Your task » Word for word, transcribe the lines below and drop the pictures.
━━━━
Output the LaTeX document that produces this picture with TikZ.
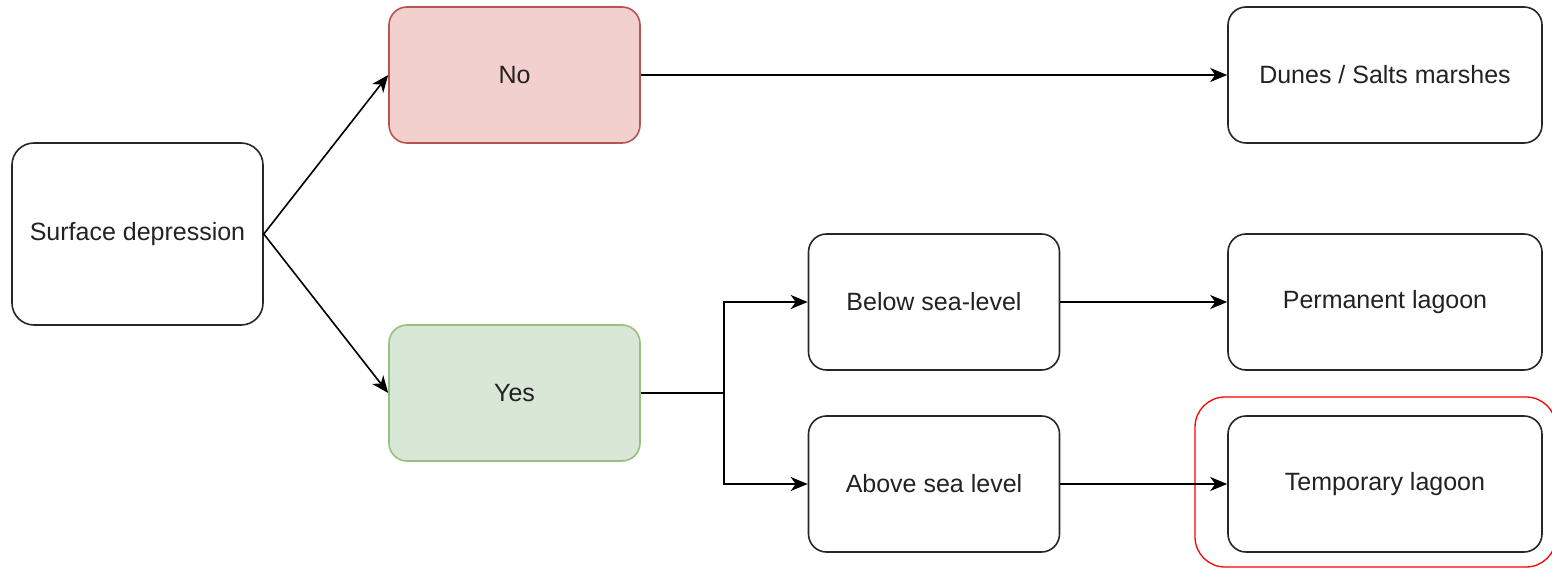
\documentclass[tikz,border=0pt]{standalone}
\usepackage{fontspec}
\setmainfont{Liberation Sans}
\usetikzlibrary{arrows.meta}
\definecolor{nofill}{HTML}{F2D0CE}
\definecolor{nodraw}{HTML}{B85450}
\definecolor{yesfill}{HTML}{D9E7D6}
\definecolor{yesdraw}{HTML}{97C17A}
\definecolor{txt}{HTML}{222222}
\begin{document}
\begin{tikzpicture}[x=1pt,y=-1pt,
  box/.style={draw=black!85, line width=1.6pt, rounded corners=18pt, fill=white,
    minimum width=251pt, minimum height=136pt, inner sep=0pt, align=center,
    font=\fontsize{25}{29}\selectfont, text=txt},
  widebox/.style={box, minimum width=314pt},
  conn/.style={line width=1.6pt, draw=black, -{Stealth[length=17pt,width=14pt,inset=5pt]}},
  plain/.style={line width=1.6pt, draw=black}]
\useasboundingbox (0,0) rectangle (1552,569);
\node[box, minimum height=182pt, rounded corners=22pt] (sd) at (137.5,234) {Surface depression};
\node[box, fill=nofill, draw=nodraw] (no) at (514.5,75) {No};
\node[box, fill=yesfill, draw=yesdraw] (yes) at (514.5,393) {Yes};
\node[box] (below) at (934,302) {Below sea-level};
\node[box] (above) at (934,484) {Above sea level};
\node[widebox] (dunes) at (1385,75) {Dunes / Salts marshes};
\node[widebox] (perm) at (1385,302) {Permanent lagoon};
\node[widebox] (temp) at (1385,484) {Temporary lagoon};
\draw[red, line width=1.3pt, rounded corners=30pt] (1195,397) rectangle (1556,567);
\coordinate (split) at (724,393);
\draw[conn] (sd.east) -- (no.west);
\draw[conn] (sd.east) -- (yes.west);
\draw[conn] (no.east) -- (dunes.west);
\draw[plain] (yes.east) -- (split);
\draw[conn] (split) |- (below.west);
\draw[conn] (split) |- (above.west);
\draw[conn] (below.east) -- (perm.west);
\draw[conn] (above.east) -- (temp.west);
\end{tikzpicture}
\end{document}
━━━━
Worked solution »
Output the LaTeX document that produces this picture with TikZ.
\documentclass[tikz,border=0pt]{standalone}
\usepackage{fontspec}
\setmainfont{Liberation Sans}
\usetikzlibrary{arrows.meta}
\definecolor{nofill}{HTML}{F2D0CE}
\definecolor{nodraw}{HTML}{B85450}
\definecolor{yesfill}{HTML}{D9E7D6}
\definecolor{yesdraw}{HTML}{97C17A}
\definecolor{txt}{HTML}{222222}
\begin{document}
\begin{tikzpicture}[x=1pt,y=-1pt,
  box/.style={draw=black!85, line width=1.6pt, rounded corners=18pt, fill=white,
    minimum width=251pt, minimum height=136pt, inner sep=0pt, align=center,
    font=\fontsize{25}{29}\selectfont, text=txt},
  widebox/.style={box, minimum width=314pt},
  conn/.style={line width=1.6pt, draw=black, -{Stealth[length=17pt,width=14pt,inset=5pt]}},
  plain/.style={line width=1.6pt, draw=black}]
\useasboundingbox (0,0) rectangle (1552,569);
\node[box, minimum height=182pt, rounded corners=22pt] (sd) at (137.5,234) {Surface depression};
\node[box, fill=nofill, draw=nodraw] (no) at (514.5,75) {No};
\node[box, fill=yesfill, draw=yesdraw] (yes) at (514.5,393) {Yes};
\node[box] (below) at (934,302) {Below sea-level};
\node[box] (above) at (934,484) {Above sea level};
\node[widebox] (dunes) at (1385,75) {Dunes / Salts marshes};
\node[widebox] (perm) at (1385,302) {Permanent lagoon};
\node[widebox] (temp) at (1385,484) {Temporary lagoon};
\draw[red, line width=1.3pt, rounded corners=30pt] (1195,397) rectangle (1556,567);
\coordinate (split) at (724,393);
\draw[conn] (sd.east) -- (no.west);
\draw[conn] (sd.east) -- (yes.west);
\draw[conn] (no.east) -- (dunes.west);
\draw[plain] (yes.east) -- (split);
\draw[conn] (split) |- (below.west);
\draw[conn] (split) |- (above.west);
\draw[conn] (below.east) -- (perm.west);
\draw[conn] (above.east) -- (temp.west);
\end{tikzpicture}
\end{document}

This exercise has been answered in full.